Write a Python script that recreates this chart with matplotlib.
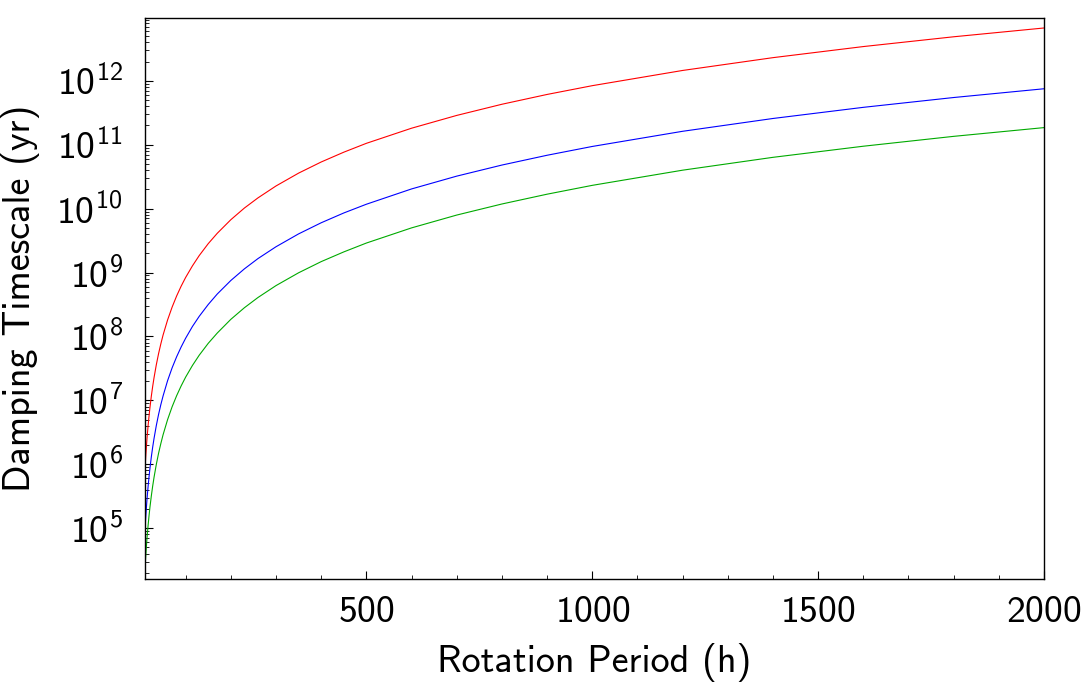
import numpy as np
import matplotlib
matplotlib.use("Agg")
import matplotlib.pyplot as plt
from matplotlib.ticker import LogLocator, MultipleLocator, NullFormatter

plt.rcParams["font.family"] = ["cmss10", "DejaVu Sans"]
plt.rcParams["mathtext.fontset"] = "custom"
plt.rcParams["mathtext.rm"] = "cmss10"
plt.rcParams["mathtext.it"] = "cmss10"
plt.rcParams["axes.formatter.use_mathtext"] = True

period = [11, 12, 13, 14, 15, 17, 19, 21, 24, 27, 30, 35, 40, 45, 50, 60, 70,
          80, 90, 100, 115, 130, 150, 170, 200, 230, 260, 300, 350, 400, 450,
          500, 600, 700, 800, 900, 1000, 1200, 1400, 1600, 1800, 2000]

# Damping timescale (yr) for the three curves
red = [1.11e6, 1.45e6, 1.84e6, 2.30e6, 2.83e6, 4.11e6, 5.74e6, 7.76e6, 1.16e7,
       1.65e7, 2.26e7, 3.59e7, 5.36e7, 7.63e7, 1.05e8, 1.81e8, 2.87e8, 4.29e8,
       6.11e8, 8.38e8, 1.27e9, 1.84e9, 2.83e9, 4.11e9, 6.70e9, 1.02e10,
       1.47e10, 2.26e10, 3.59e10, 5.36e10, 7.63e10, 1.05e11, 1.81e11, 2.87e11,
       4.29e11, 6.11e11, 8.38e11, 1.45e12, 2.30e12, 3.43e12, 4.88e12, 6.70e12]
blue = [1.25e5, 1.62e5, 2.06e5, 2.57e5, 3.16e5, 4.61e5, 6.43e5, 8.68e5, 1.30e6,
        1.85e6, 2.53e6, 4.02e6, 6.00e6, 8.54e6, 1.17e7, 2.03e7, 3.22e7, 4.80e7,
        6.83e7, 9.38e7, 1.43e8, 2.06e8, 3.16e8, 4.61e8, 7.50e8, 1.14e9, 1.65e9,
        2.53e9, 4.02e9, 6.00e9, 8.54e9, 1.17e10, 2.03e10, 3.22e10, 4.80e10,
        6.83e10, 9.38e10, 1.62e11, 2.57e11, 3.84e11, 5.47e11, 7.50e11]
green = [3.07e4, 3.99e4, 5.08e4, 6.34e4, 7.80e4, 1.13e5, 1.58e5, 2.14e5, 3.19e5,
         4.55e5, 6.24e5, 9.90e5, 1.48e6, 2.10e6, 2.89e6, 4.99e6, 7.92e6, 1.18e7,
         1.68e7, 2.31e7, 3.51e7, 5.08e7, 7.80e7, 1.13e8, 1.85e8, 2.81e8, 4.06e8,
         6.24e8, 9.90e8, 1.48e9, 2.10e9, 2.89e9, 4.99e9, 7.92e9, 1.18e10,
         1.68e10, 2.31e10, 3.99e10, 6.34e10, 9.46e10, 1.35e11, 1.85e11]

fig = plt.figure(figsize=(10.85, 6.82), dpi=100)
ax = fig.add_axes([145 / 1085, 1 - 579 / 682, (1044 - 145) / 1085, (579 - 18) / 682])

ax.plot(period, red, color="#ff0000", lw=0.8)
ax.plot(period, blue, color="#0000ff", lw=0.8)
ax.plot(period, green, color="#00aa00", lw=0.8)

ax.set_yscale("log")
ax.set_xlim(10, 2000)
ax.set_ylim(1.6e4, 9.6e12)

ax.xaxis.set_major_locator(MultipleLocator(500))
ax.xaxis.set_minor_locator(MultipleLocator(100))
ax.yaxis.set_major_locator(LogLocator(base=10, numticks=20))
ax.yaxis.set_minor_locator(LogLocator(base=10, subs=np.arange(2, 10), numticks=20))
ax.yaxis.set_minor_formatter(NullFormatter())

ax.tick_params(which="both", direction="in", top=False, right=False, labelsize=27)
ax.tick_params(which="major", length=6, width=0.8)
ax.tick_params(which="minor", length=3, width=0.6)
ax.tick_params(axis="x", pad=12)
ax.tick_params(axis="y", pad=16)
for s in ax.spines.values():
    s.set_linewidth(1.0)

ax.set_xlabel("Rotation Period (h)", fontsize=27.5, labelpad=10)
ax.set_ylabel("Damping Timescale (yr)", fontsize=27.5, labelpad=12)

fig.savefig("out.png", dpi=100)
....
The task
Leave out the pictures and restate, word for word, the lines from the top of the data through the line containing "500, 600, 700, 800, 900, 1000, 1200, 1400, 1600, 1800, 2000]", both included.

Response for this exercise
Write a Python script that recreates this chart with matplotlib.
import numpy as np
import matplotlib
matplotlib.use("Agg")
import matplotlib.pyplot as plt
from matplotlib.ticker import LogLocator, MultipleLocator, NullFormatter

plt.rcParams["font.family"] = ["cmss10", "DejaVu Sans"]
plt.rcParams["mathtext.fontset"] = "custom"
plt.rcParams["mathtext.rm"] = "cmss10"
plt.rcParams["mathtext.it"] = "cmss10"
plt.rcParams["axes.formatter.use_mathtext"] = True

period = [11, 12, 13, 14, 15, 17, 19, 21, 24, 27, 30, 35, 40, 45, 50, 60, 70,
          80, 90, 100, 115, 130, 150, 170, 200, 230, 260, 300, 350, 400, 450,
          500, 600, 700, 800, 900, 1000, 1200, 1400, 1600, 1800, 2000]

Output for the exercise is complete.